> _WHAT IS REQUIRED_
Without the pictures, print each of the records below exactly as it appears.

----------

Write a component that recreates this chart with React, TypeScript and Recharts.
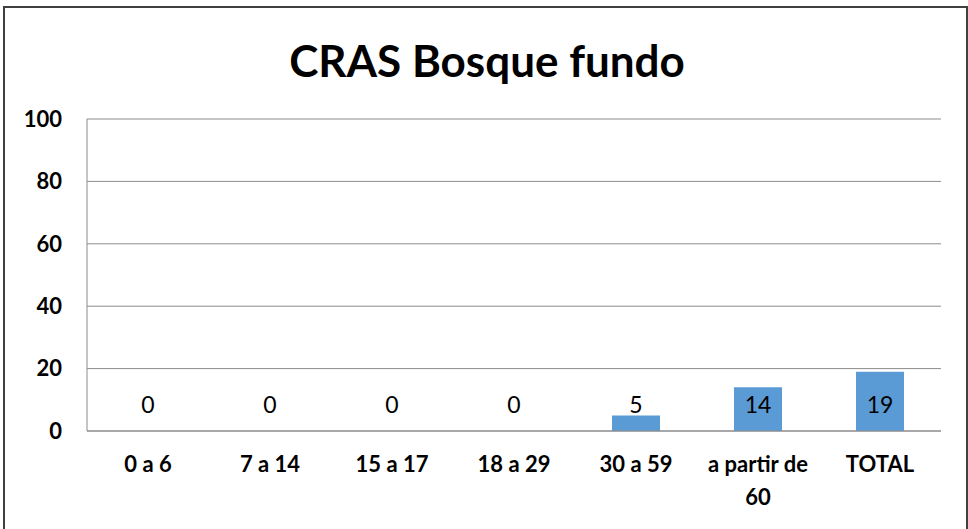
import React from "react";
import { BarChart, Bar, XAxis, YAxis, CartesianGrid, LabelList } from "recharts";

const categories = ["0 a 6", "7 a 14", "15 a 17", "18 a 29", "30 a 59", "a partir de 60", "TOTAL"];
const values = [0, 0, 0, 0, 5, 14, 19];
const yTicks = [0, 20, 40, 60, 80, 100];

const data = categories.map((name, i) => ({ name, value: values[i] }));

const FONT = "Lato, 'Open Sans', sans-serif";

// break long category names into lines of at most 12 chars
const wrap = (s: string, max = 12) => {
	const lines: string[] = [];
	let cur = "";
	for (const w of s.split(" ")) {
		const next = cur ? cur + " " + w : w;
		if (next.length > max && cur) {
			lines.push(cur);
			cur = w;
		} else {
			cur = next;
		}
	}
	if (cur) lines.push(cur);
	return lines;
};

const XTick = (props: any) => {
	const { x, y, payload } = props;
	const lines = wrap(String(payload.value));
	return (
		<text
			x={x}
			y={y}
			textAnchor="middle"
			fontFamily={FONT}
			fontWeight={700}
			fontSize={22}
			fill="#000"
		>
			{lines.map((l, i) => (
				<tspan key={i} x={x} dy={i === 0 ? 18 : 33}>
					{l}
				</tspan>
			))}
		</text>
	);
};

const ValueLabel = (props: any) => {
	const { x, y, width, height, value } = props;
	const base = y + height;
	return (
		<text
			x={x + width / 2}
			y={base - 27}
			textAnchor="middle"
			dominantBaseline="central"
			fontFamily={FONT}
			fontSize={23}
			fill="#000"
		>
			{value}
		</text>
	);
};

export default function App() {
	return (
		<div style={{ position: "fixed", left: 0, top: 0, width: 968, height: 529, background: "#fff", overflow: "hidden" }}>
			<div
				style={{
					position: "absolute",
					left: 3,
					top: 6,
					width: 961,
					height: 600,
					border: "2px solid #404040",
				}}
			/>
			<div
				style={{
					position: "absolute",
					left: 0,
					top: 34,
					width: 974,
					textAlign: "center",
					fontFamily: FONT,
					fontWeight: 700,
					fontSize: 44,
					lineHeight: "52px",
					color: "#000",
				}}
			>
				CRAS Bosque fundo
			</div>
			<div style={{ position: "absolute", left: 0, top: 0 }}>
				<BarChart width={968} height={529} data={data} margin={{ top: 119, right: 27, left: 0, bottom: 0 }}>
					<CartesianGrid vertical={false} stroke="#8c8c8c" strokeWidth={1} />
					<XAxis
						dataKey="name"
						height={98}
						axisLine={{ stroke: "#8c8c8c" }}
						tickLine={false}
						tickSize={0}
						tickMargin={23}
						interval={0}
						tick={<XTick />}
					/>
					<YAxis
						width={87}
						domain={[0, 100]}
						ticks={yTicks}
						axisLine={{ stroke: "#8c8c8c" }}
						tickLine={false}
						tickSize={0}
						tickMargin={25}
						tick={{ fontFamily: FONT, fontWeight: 700, fontSize: 22, fill: "#000" }}
					/>
					<Bar dataKey="value" fill="#5b9bd5" barSize={48} minPointSize={0.01} isAnimationActive={false}>
						<LabelList dataKey="value" content={<ValueLabel />} />
					</Bar>
				</BarChart>
			</div>
		</div>
	);
}
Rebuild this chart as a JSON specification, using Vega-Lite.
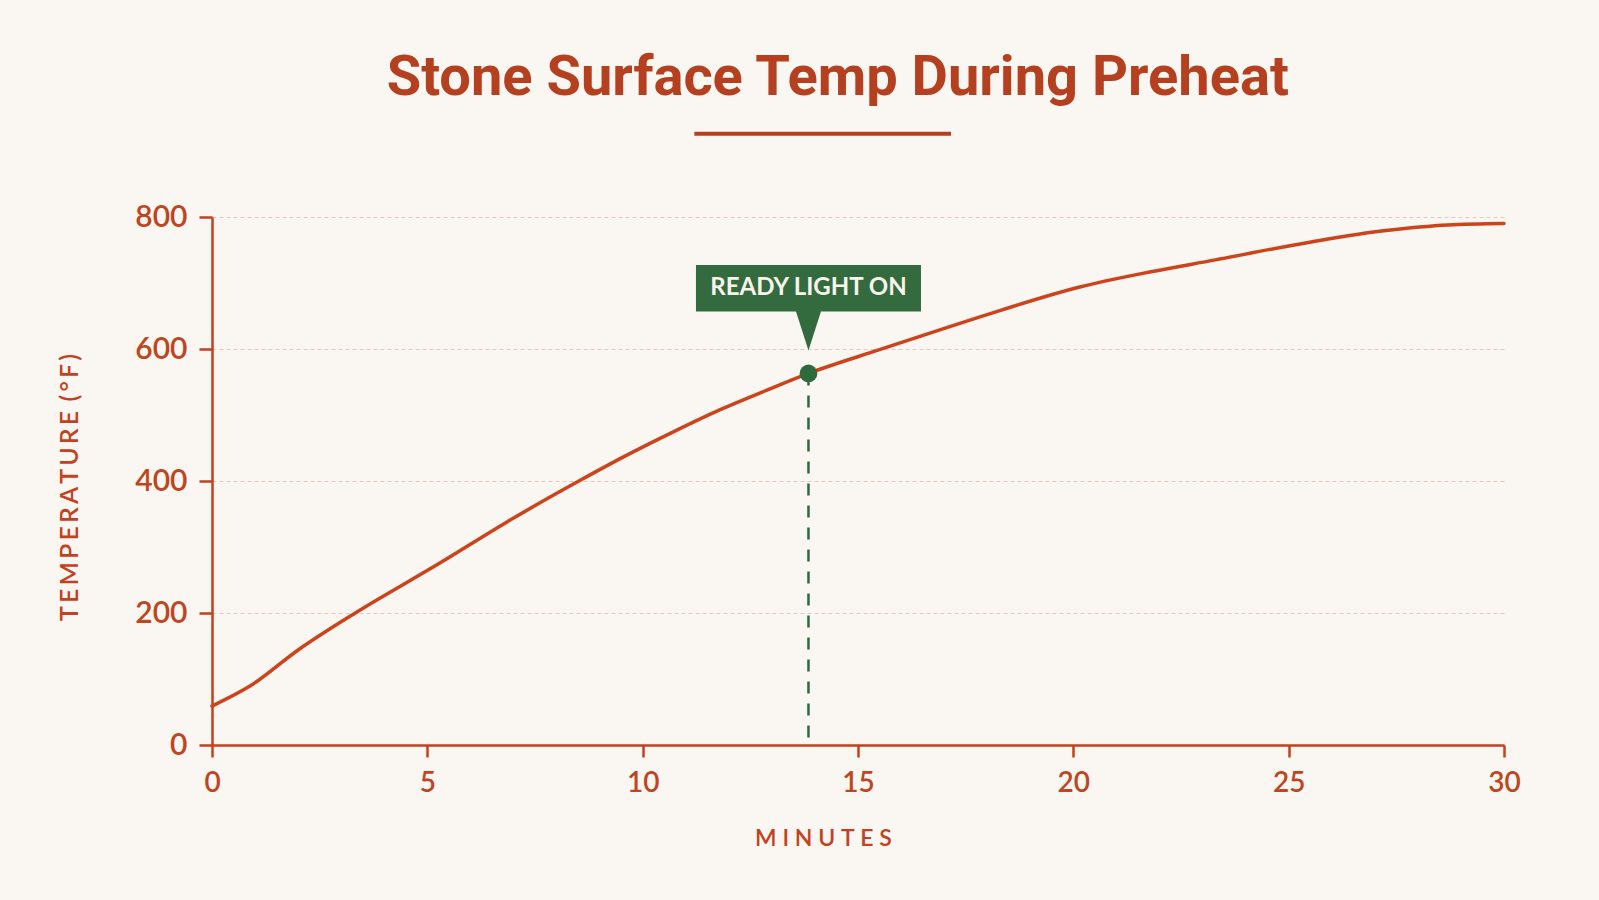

----------

> _ANSWER_
Write a component that recreates this chart with React, TypeScript and Recharts.
import React from "react";
import { BarChart, Bar, XAxis, YAxis, CartesianGrid, LabelList } from "recharts";

const categories = ["0 a 6", "7 a 14", "15 a 17", "18 a 29", "30 a 59", "a partir de 60", "TOTAL"];
const values = [0, 0, 0, 0, 5, 14, 19];
const yTicks = [0, 20, 40, 60, 80, 100];

const data = categories.map((name, i) => ({ name, value: values[i] }));

const FONT = "Lato, 'Open Sans', sans-serif";

// break long category names into lines of at most 12 chars
const wrap = (s: string, max = 12) => {
	const lines: string[] = [];
	let cur = "";
	for (const w of s.split(" ")) {
		const next = cur ? cur + " " + w : w;
		if (next.length > max && cur) {
			lines.push(cur);
			cur = w;
		} else {
			cur = next;
		}
	}
	if (cur) lines.push(cur);
	return lines;
};

const XTick = (props: any) => {
	const { x, y, payload } = props;
	const lines = wrap(String(payload.value));
	return (
		<text
			x={x}
			y={y}
			textAnchor="middle"
			fontFamily={FONT}
			fontWeight={700}
			fontSize={22}
			fill="#000"
		>
			{lines.map((l, i) => (
				<tspan key={i} x={x} dy={i === 0 ? 18 : 33}>
					{l}
				</tspan>
			))}
		</text>
	);
};

const ValueLabel = (props: any) => {
	const { x, y, width, height, value } = props;
	const base = y + height;
	return (
		<text
			x={x + width / 2}
			y={base - 27}
			textAnchor="middle"
			dominantBaseline="central"
			fontFamily={FONT}
			fontSize={23}
			fill="#000"
		>
			{value}
		</text>
	);
};

export default function App() {
	return (
		<div style={{ position: "fixed", left: 0, top: 0, width: 968, height: 529, background: "#fff", overflow: "hidden" }}>
			<div
				style={{
					position: "absolute",
					left: 3,
					top: 6,
					width: 961,
					height: 600,
					border: "2px solid #404040",
				}}
			/>
			<div
				style={{
					position: "absolute",
					left: 0,
					top: 34,
					width: 974,
					textAlign: "center",
					fontFamily: FONT,
					fontWeight: 700,
					fontSize: 44,
					lineHeight: "52px",
					color: "#000",
				}}
			>
				CRAS Bosque fundo
			</div>
			<div style={{ position: "absolute", left: 0, top: 0 }}>
				<BarChart width={968} height={529} data={data} margin={{ top: 119, right: 27, left: 0, bottom: 0 }}>
					<CartesianGrid vertical={false} stroke="#8c8c8c" strokeWidth={1} />
					<XAxis
						dataKey="name"
						height={98}
						axisLine={{ stroke: "#8c8c8c" }}
						tickLine={false}
						tickSize={0}
						tickMargin={23}
						interval={0}
						tick={<XTick />}
					/>
					<YAxis
						width={87}
						domain={[0, 100]}
						ticks={yTicks}
						axisLine={{ stroke: "#8c8c8c" }}
						tickLine={false}
						tickSize={0}
						tickMargin={25}
						tick={{ fontFamily: FONT, fontWeight: 700, fontSize: 22, fill: "#000" }}
					/>
					<Bar dataKey="value" fill="#5b9bd5" barSize={48} minPointSize={0.01} isAnimationActive={false}>
						<LabelList dataKey="value" content={<ValueLabel />} />
					</Bar>
				</BarChart>
			</div>
		</div>
	);
}
Rebuild this chart as a JSON specification, using Vega-Lite.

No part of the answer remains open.